Kelambanan Polda Sumut bisa menimbulkan dugaan bahwa kepolisian menganggap enteng penegakan hukum di Mandailing Natal.
“Hari ini beberapa elemen unjuk rasa di Mandailing Natal, menuntut keadilan terkait tragedi 25 Januari 2021,” kata Anggota DPRD Sumut, H.Fahrizal Efendi Nasution,SH.
Dia menyatakan kasus kematian warga Sibanggor Julu merupakan persoalan besar. Dan sudah menjadi issu internasional. Ada SOP (Standard Operating Procedure) yang tidak dijalankan sebagaimana mestinya oleh pihak perusahaan dalam pembangunan Pembangkit Listrik Tenaga Panas Bumi (PLTP) Sorik Marapi.
Sebagaimana diketahui, 5 warga Sibanggor Julu tewas dan puluhan dilarikan ke rumah sakit akibat keracunan zat H2S yang keluar dari sumur wellpad SMP-T02 saat dibuka pihak PT SMGP 25 Januari 2021.
Rapat Dengar Pendapat (RDP) lintas Komisi DPRD Sumut itu dihadiri Wakil Direktur Reserse Kriminal Khusus Polda Sumut, AKBP Patar Silalahi.
Berdasar penelusuran Fahrizal, PT SMGP bukan perusahaan besar, yang SOP-nya sangat stadar.
“Di pembukaan wellpat SMP-T02 itu menewaskan 5 warga, 54 dilarikan ke rumah sakit dan lintas Komisi DPRD Sumut rapat. Hari ini rakyat sudah unjukrasa, kok kita masih anggap biasa-biasa saja,” ujar Fahrizal dari Dapil Tabagsel.

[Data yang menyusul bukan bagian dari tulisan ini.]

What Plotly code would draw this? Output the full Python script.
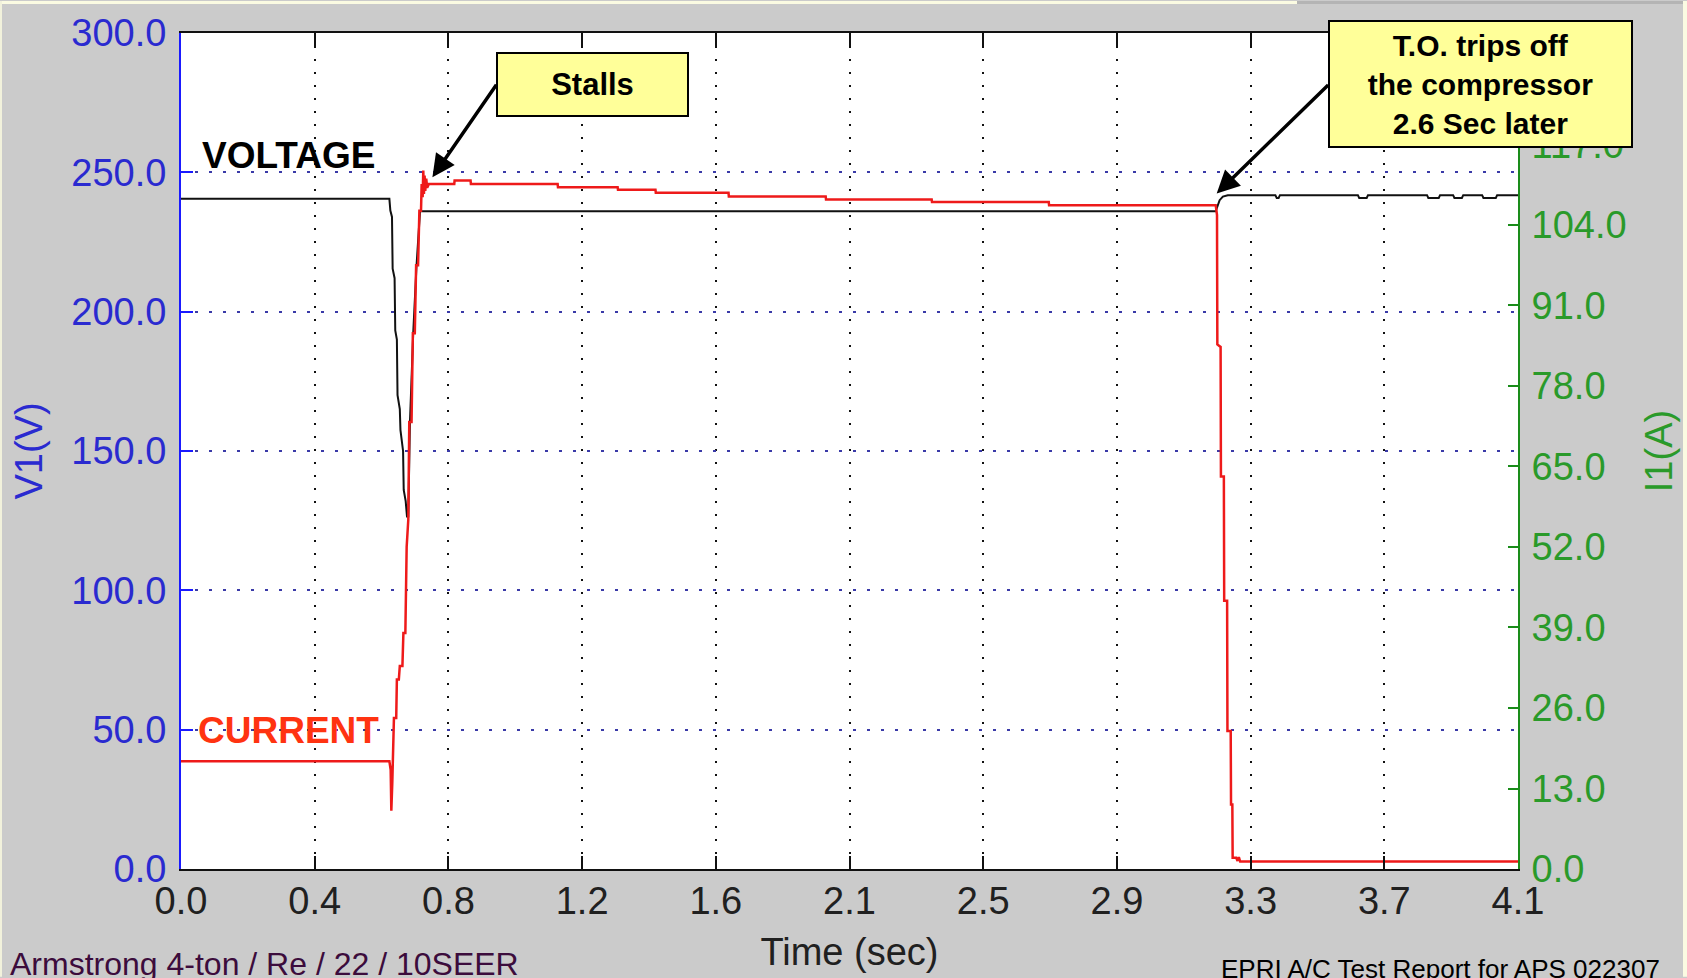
import plotly.graph_objects as go

# ---------------- data ----------------
volt_t = [0.000, 0.639, 0.642, 0.647, 0.649, 0.655, 0.657, 0.662, 0.664, 0.671, 0.673,
          0.681, 0.683, 0.689, 0.693, 0.697, 0.702, 0.712, 0.722, 0.733,
          3.173, 3.178, 3.185, 3.195, 3.210,
          3.356, 3.360, 3.366, 3.370,
          3.609, 3.613, 3.636, 3.640,
          3.821, 3.825, 3.857, 3.861,
          3.901, 3.905, 3.928, 3.932,
          3.990, 3.994, 4.032, 4.036, 4.100]
volt_v = [240.5, 240.5, 236.3, 234.0, 215.4, 212.0, 193.3, 190.0, 170.0, 165.0, 157.5,
          150.0, 136.0, 132.0, 126.5, 126.5, 160.0, 192.0, 216.0, 236.0,
          236.0, 237.5, 240.0, 241.3, 241.8,
          241.8, 240.8, 240.8, 241.8,
          241.8, 240.8, 240.8, 241.8,
          241.8, 240.8, 240.8, 241.8,
          241.8, 240.8, 240.8, 241.8,
          241.8, 240.8, 240.8, 241.8, 241.8]

cur_t = [0.000, 0.639, 0.643, 0.645, 0.648, 0.653, 0.660, 0.662, 0.668, 0.671, 0.679,
         0.682, 0.688, 0.692, 0.697, 0.700, 0.707, 0.711, 0.717, 0.721, 0.727, 0.731,
         0.736, 0.738, 0.741, 0.743, 0.745, 0.747, 0.749, 0.752, 0.755, 0.760,
         0.838, 0.839, 0.888, 0.889, 1.155, 1.156, 1.339, 1.340, 1.455, 1.456,
         1.679, 1.680, 1.977, 1.978, 2.302, 2.303, 2.661, 2.662,
         3.173, 3.177, 3.178, 3.188, 3.189, 3.198, 3.199, 3.208, 3.209, 3.219, 3.220,
         3.224, 3.225, 3.236, 3.240, 3.244, 3.248, 4.100]
cur_a = [17.4, 17.4, 16.0, 9.4, 14.0, 24.4, 24.4, 30.6, 30.6, 32.8, 32.8,
         38.1, 38.1, 52.0, 56.4, 72.2, 72.2, 86.5, 86.5, 97.5, 97.5, 106.3,
         106.3, 110.6, 108.5, 112.8, 109.0, 112.0, 109.5, 111.5, 110.0, 110.6,
         110.6, 111.2, 111.2, 110.6, 110.6, 110.1, 110.1, 109.7, 109.7, 109.2,
         109.2, 108.6, 108.6, 108.1, 108.1, 107.7, 107.7, 107.2,
         107.2, 105.6, 84.7, 84.3, 63.4, 63.4, 43.3, 43.3, 22.3, 22.3, 10.4,
         10.4, 1.8, 1.8, 1.3, 1.9, 1.2, 1.2]

x_tickvals = [0.0, 0.41, 0.82, 1.23, 1.64, 2.05, 2.46, 2.87, 3.28, 3.69, 4.10]
x_ticktext = ["0.0", "0.4", "0.8", "1.2", "1.6", "2.1", "2.5", "2.9", "3.3", "3.7", "4.1"]
v_tickvals = [0, 50, 100, 150, 200, 250, 300]
v_ticktext = ["0.0", "50.0", "100.0", "150.0", "200.0", "250.0", "300.0"]
i_tickvals = [0, 13, 26, 39, 52, 65, 78, 91, 104, 117]
i_ticktext = ["0.0", "13.0", "26.0", "39.0", "52.0", "65.0", "78.0", "91.0", "104.0", "117.0"]

# ---------------- figure ----------------
W, H = 1687, 978
ML, MR, MT, MB = 181, 169, 32, 108
PW, PH = W - ML - MR, H - MT - MB

def px(xp):
    return (xp - ML) / PW

def py(yp):
    return (H - MB - yp) / PH

FONT = "Liberation Sans, Arial, sans-serif"
BLUE_T = "#2a2ad0"
GREEN_T = "#2a9a2a"

fig = go.Figure()
fig.add_trace(go.Scatter(x=volt_t, y=volt_v, mode="lines", name="VOLTAGE",
                         line=dict(color="#111111", width=2), yaxis="y",
                         showlegend=False))
fig.add_trace(go.Scatter(x=cur_t, y=cur_a, mode="lines", name="CURRENT",
                         line=dict(color="#ee1a1a", width=2.5), yaxis="y2",
                         showlegend=False))

fig.update_layout(
    width=W, height=H,
    margin=dict(l=ML, r=MR, t=MT, b=MB, pad=0),
    paper_bgcolor="#cbcbcb",
    plot_bgcolor="#ffffff",
    font=dict(family=FONT, size=38, color="#202020"),
    xaxis=dict(
        range=[0, 4.1], tickvals=x_tickvals, ticktext=x_ticktext,
        ticks="inside", ticklen=13, tickwidth=2, tickcolor="#111111",
        showline=True, linecolor="#111111", linewidth=2, mirror="ticks",
        showgrid=True, gridcolor="#111111", gridwidth=2, griddash="2px,11px",
        zeroline=False, tickfont=dict(size=38, color="#202020"),
        ticklabelstandoff=-3,
        title=dict(text="Time (sec)", font=dict(size=38, color="#202020"), standoff=18),
    ),
    yaxis=dict(
        range=[0, 300], tickvals=v_tickvals, ticktext=v_ticktext,
        ticks="inside", ticklen=12, tickwidth=2, tickcolor="#1a1aff",
        showline=True, linecolor="#1a1aff", linewidth=2,
        showgrid=True, gridcolor="#3a3aa8", gridwidth=2, griddash="3px,11px",
        zeroline=False, tickfont=dict(size=38, color=BLUE_T),
        ticklabelstandoff=5,
        title=dict(text="V1(V)", font=dict(size=38, color=BLUE_T), standoff=17),
    ),
    yaxis2=dict(
        range=[0, 135], tickvals=i_tickvals, ticktext=i_ticktext,
        overlaying="y", side="right",
        ticks="inside", ticklen=10, tickwidth=2, tickcolor="#1a8c1a",
        showline=True, linecolor="#1a8c1a", linewidth=2,
        showgrid=False, zeroline=False, tickfont=dict(size=38, color=GREEN_T),
        ticklabelstandoff=4,
        title=dict(text="I1(A)", font=dict(size=38, color=GREEN_T), standoff=20),
    ),
)

shapes = [
    dict(type="rect", xref="paper", yref="paper", x0=px(0), x1=px(1297), y0=py(3), y1=py(0),
         fillcolor="#fbfbe2", line=dict(width=0), layer="above"),
    dict(type="rect", xref="paper", yref="paper", x0=px(1297), x1=px(1683), y0=py(3), y1=py(0),
         fillcolor="#b4b4b4", line=dict(width=0), layer="above"),
    dict(type="rect", xref="paper", yref="paper", x0=px(1683), x1=px(W), y0=py(H), y1=py(0),
         fillcolor="#fbfbe2", line=dict(width=0), layer="above"),
    dict(type="rect", xref="paper", yref="paper", x0=px(0), x1=px(2), y0=py(H), y1=py(0),
         fillcolor="#f2f2dc", line=dict(width=0), layer="above"),
]
fig.update_layout(shapes=shapes)

ann = []
ann.append(dict(xref="paper", yref="paper", x=px(200), y=py(155), xanchor="left", yanchor="middle",
                text="<b>VOLTAGE</b>", showarrow=False, font=dict(size=37, color="#000000")))
ann.append(dict(xref="paper", yref="paper", x=px(196), y=py(731), xanchor="left", yanchor="middle",
                text="<b>CURRENT</b>", showarrow=False, font=dict(size=37, color="#ff3311")))
ann.append(dict(xref="x", yref="y", x=0.771, y=248.2, ax=65, ay=-94, text="",
                showarrow=True, arrowhead=2, arrowsize=1.3, arrowwidth=3.5, arrowcolor="#000000"))
ann.append(dict(xref="x", yref="y", x=3.176, y=242.4, ax=113, ay=-110, text="",
                showarrow=True, arrowhead=2, arrowsize=1.3, arrowwidth=3.5, arrowcolor="#000000"))
ann.append(dict(xref="paper", yref="paper", x=px(592.5), y=py(83.5), xanchor="center", yanchor="middle",
                text="<b>Stalls</b>", showarrow=False, font=dict(size=31, color="#000000"),
                bgcolor="#ffff99", bordercolor="#000000", borderwidth=2, borderpad=0,
                width=189, height=61))
ann.append(dict(xref="paper", yref="paper", x=px(1480.5), y=py(83), xanchor="center", yanchor="middle",
                text="<b>T.O. trips off<br>the compressor<br>2.6 Sec later</b>", showarrow=False,
                font=dict(size=30, color="#000000"),
                bgcolor="#ffff99", bordercolor="#000000", borderwidth=2, borderpad=0,
                width=301, height=124))
ann.append(dict(xref="paper", yref="paper", x=px(8), y=py(965), xanchor="left", yanchor="middle",
                text="Armstrong 4-ton / Re / 22 / 10SEER", showarrow=False,
                font=dict(size=32, color="#3c0c3c")))
ann.append(dict(xref="paper", yref="paper", x=px(1219), y=py(970), xanchor="left", yanchor="middle",
                text="EPRI A/C Test Report for APS 022307", showarrow=False,
                font=dict(size=26, color="#000000")))
fig.update_layout(annotations=ann)

fig.write_html("out.html", config={"displayModeBar": False},
               post_script="document.body.style.margin='0';document.body.style.overflow='hidden';")
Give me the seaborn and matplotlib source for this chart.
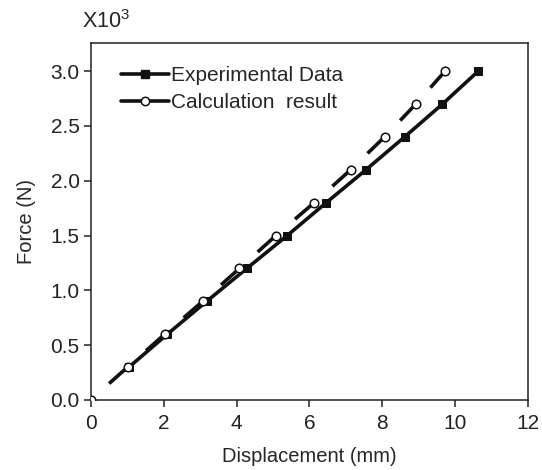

“Semestinya kita sebagai sesama penyelenggara negara harus saling mendengar. Jangan sampai chaos dulu di tengah masyarakat,” katanya tegas.
Dia mewanti-wanti bahwa ketidaksabaran rakyat Mandailing Natal yang menuntut keadilan bisa memuncak penyebab gerakan massa dan berpotensi anarkis. Jangan sampai polisi menangkap orang yang menununtut keadilan.
Oleh karena itu, polisi harus secepat mungkin merilis nama-nama tersangka dalam tragedi geothermal Sorik Marapi.
Mengulangi statemennya beberapa waktu lalu di media massa, Fahrizal menegaskan bahwa perdamian yang dilakukan manajemen PT SMGP dengan keluarga korban tewas tidak serta merta menggugurkan pidana.
“Hukum tetap dijalankan, direktur teknis harus bertanggungjawab, bukan karyawan si tukang buka pipa. Penjelasan pidana itu jelas: siapa yang memberi perintah itu dia yang bertanggungjawab,” katanya.
Di sisi lain dinyatakan, jika masyarakat mendesak agar izin perusahaan itu dicabut, itu permintaan wajar. Tetapi pada prinsipnya masyarakat pro investasi. Namun masyarakat akan menolak manakala perusahaan tidak menjalankan undang-undang.
Sementara itu, Wakil Direktur Reserse Kriminal Khusus Polda Sumut, AKBP Patar Silalahi menjawab Fahrizal menyatakan hingga saat ini pihaknya masih melakukan proses.
Unsur kelalaian ditangani oleh Kriminal Umum Polda karena ada yang meninggal dunia. Sedangkan yang sifatnya teknis di dalam kegiatan perusahaan itu ditangani Subdit Tipiter (Tindak Pidana Tertentu).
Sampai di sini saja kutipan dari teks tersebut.